::: Supplied entries

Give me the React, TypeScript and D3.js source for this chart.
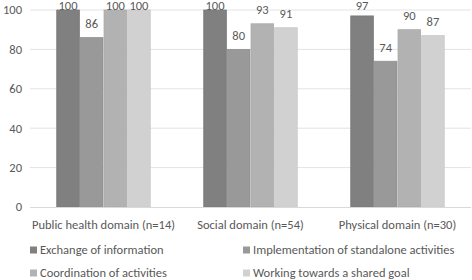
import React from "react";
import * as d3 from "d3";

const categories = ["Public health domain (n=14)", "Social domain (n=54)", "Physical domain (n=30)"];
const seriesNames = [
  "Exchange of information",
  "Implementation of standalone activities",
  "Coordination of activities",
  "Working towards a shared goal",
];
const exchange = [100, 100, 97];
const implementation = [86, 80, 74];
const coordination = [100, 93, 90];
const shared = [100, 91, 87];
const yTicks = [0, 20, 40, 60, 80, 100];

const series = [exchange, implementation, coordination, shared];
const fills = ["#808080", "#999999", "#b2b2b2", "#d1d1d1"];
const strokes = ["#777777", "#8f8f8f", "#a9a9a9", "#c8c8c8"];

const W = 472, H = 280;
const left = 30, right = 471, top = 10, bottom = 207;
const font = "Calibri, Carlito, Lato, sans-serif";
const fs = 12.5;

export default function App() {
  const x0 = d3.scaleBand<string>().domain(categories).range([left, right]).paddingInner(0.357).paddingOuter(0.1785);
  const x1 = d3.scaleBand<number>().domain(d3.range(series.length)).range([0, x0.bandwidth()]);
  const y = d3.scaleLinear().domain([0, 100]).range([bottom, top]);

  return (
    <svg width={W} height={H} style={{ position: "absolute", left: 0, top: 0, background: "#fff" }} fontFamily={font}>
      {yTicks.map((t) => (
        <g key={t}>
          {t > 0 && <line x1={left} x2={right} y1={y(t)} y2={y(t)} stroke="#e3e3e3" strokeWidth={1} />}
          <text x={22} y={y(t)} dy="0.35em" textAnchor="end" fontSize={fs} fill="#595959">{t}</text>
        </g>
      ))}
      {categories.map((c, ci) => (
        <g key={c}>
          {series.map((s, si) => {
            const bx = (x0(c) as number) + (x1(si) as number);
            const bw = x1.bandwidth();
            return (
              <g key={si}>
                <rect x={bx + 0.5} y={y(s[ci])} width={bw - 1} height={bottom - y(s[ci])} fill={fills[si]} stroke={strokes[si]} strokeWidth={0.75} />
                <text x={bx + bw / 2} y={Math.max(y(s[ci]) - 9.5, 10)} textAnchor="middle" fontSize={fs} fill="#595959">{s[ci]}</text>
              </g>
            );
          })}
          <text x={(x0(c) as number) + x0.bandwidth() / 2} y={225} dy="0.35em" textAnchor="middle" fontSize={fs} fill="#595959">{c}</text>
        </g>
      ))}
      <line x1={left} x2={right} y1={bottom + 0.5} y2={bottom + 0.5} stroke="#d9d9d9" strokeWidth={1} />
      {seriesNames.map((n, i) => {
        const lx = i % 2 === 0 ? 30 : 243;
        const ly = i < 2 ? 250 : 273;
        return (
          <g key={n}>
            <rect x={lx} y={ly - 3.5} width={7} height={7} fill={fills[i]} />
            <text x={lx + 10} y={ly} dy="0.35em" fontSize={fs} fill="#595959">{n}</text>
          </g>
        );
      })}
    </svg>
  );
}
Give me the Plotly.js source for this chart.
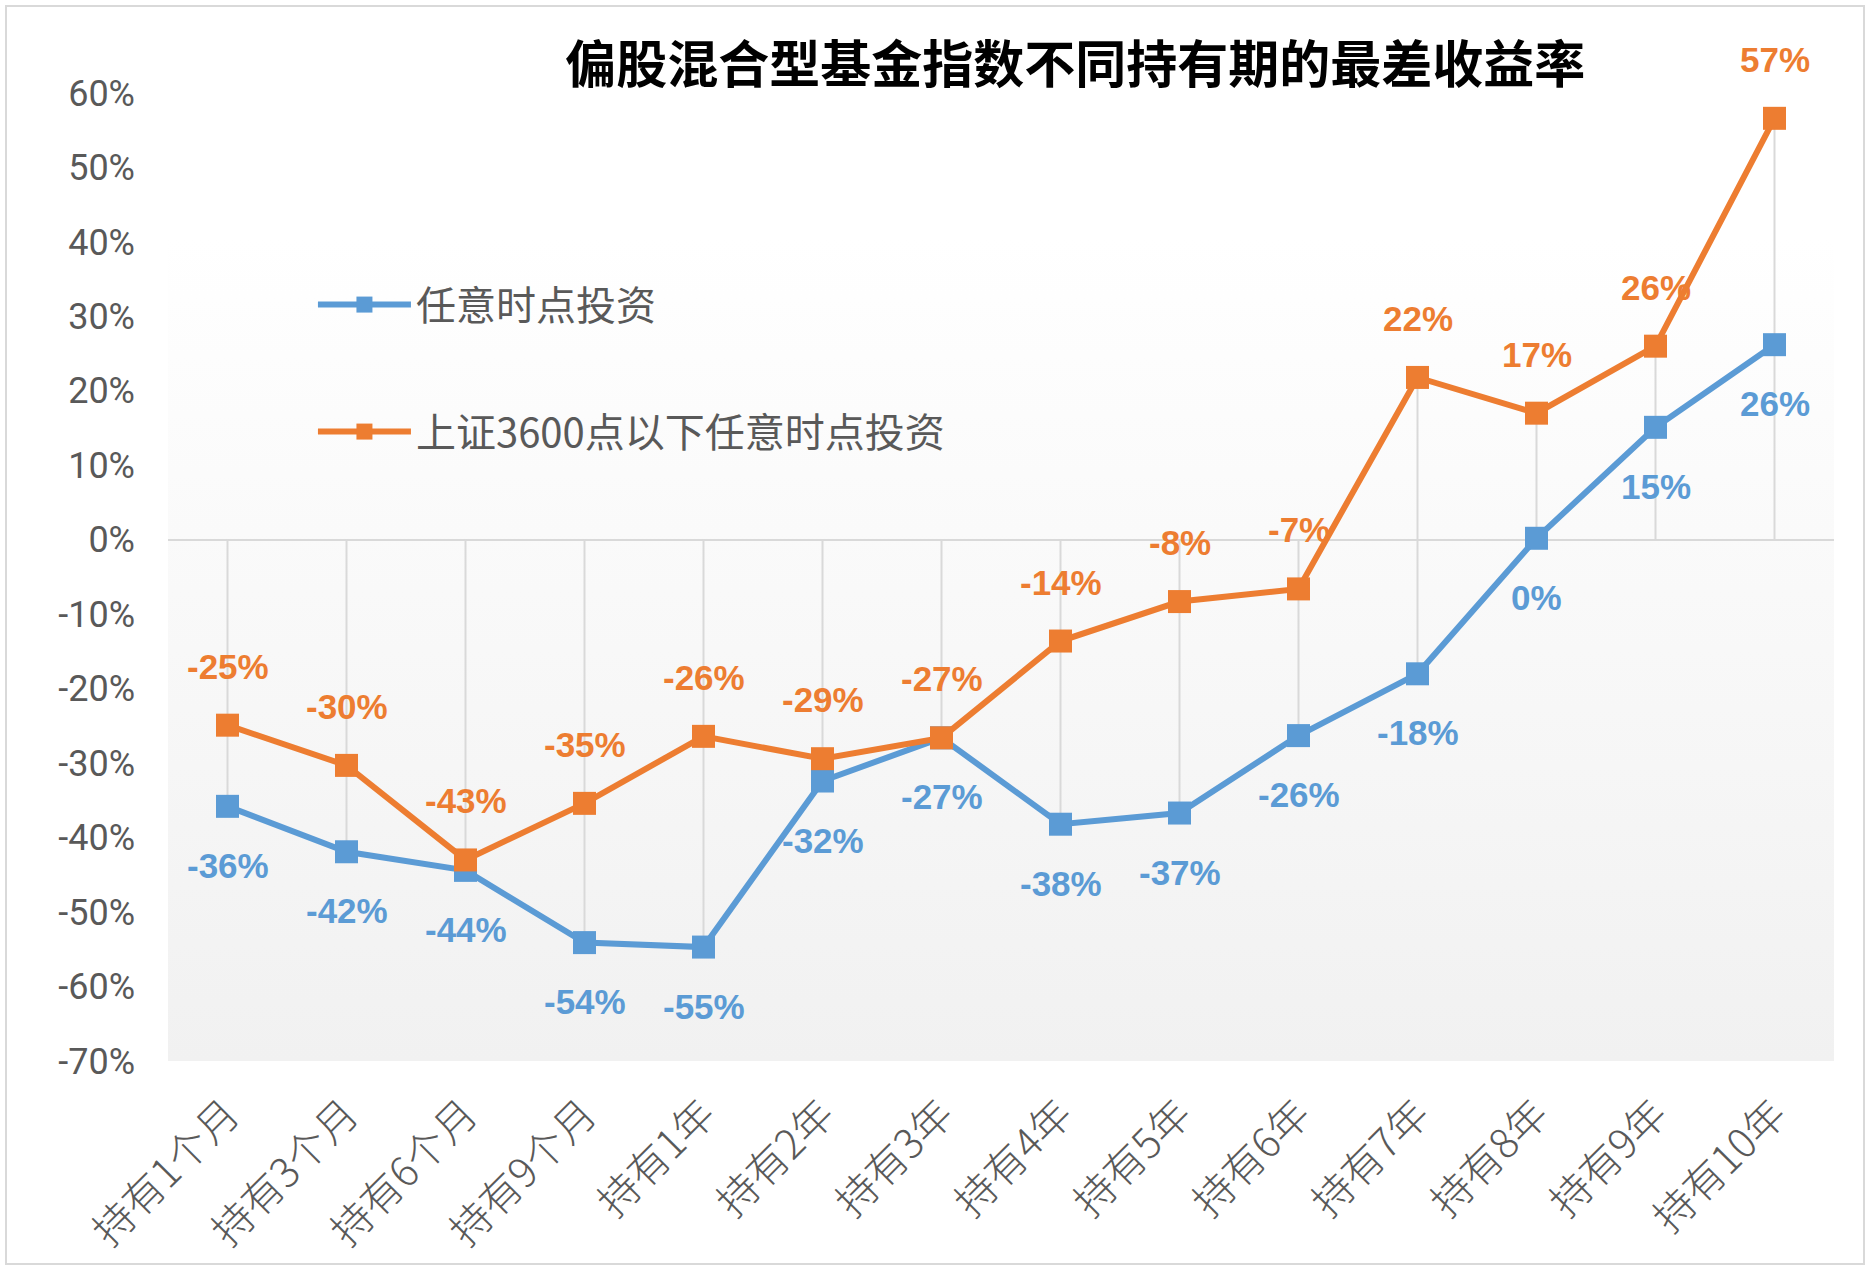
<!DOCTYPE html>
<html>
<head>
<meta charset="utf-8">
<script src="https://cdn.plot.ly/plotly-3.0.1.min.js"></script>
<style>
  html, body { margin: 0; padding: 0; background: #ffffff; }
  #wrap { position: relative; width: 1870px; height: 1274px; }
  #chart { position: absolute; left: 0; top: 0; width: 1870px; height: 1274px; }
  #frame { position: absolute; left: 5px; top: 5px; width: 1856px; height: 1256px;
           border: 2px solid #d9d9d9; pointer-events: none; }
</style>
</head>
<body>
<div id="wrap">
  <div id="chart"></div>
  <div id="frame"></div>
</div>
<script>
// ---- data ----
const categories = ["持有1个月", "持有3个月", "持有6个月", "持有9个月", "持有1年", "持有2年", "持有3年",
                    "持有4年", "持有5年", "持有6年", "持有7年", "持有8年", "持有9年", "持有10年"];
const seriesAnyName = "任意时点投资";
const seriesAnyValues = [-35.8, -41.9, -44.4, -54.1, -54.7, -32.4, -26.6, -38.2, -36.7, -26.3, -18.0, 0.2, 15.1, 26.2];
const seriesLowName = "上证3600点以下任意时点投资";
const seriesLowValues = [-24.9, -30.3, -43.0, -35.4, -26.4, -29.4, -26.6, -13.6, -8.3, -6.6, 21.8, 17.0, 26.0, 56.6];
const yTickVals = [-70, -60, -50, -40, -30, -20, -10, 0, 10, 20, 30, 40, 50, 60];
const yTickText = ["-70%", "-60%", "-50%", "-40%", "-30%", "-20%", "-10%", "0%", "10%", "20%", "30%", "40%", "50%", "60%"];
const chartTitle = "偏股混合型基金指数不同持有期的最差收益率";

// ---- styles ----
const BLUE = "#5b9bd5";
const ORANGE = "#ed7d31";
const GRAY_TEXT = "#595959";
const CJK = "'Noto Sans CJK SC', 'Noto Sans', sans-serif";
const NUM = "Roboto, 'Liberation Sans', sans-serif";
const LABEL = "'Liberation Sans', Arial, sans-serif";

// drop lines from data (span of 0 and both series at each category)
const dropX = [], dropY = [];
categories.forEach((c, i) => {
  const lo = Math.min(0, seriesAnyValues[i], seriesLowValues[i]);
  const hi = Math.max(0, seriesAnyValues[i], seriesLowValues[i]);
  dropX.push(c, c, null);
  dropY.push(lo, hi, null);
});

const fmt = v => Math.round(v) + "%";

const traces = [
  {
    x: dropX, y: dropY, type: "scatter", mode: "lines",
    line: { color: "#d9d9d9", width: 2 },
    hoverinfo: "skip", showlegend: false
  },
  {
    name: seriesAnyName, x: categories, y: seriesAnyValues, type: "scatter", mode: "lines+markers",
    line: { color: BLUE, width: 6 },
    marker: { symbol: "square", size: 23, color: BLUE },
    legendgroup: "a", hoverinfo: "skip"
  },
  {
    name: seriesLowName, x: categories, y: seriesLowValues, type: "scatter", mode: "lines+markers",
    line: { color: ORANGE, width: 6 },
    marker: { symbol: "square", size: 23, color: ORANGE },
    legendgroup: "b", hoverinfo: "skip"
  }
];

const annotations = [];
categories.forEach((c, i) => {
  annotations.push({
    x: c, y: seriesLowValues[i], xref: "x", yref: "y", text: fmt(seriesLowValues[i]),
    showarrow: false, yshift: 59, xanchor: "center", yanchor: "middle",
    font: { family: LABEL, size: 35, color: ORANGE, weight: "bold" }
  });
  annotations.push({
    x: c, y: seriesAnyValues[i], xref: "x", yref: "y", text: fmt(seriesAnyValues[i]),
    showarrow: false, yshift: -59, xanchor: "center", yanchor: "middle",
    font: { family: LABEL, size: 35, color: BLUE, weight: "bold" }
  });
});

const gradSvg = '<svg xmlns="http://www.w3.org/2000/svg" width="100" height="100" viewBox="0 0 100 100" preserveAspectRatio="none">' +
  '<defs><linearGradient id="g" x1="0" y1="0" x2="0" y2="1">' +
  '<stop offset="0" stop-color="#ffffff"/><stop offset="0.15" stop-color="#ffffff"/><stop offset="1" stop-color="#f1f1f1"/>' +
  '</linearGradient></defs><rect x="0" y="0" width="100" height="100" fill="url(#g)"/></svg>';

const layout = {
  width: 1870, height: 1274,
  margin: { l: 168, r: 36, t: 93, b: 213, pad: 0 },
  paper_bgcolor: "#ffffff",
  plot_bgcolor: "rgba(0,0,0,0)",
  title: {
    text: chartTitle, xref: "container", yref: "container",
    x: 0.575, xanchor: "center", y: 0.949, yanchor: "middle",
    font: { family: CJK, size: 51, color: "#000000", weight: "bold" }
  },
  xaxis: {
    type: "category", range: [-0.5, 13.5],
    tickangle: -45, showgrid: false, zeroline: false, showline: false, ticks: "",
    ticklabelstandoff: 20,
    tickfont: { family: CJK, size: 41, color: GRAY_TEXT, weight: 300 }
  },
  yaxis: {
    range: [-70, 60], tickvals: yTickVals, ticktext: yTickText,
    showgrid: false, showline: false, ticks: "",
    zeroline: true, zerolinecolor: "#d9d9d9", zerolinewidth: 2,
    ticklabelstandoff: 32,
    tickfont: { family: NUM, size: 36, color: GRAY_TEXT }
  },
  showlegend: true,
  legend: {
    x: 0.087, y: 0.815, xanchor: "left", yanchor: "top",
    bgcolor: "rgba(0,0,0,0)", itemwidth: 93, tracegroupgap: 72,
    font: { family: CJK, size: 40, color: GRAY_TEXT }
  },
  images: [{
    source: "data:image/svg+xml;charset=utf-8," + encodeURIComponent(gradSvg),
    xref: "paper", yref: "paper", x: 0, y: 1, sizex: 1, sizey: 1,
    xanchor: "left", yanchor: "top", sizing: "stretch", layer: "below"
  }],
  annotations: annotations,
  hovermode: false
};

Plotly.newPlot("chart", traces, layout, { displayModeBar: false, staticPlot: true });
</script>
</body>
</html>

::::::

* What is expected *
Transcribe exactly, please, the lines between the start of the records above and the line holding "import * as", counting both of those lines and omitting pictures.

* Exercise solution *
Give me the React, TypeScript and D3.js source for this chart.
import React from "react";
import * as d3 from "d3";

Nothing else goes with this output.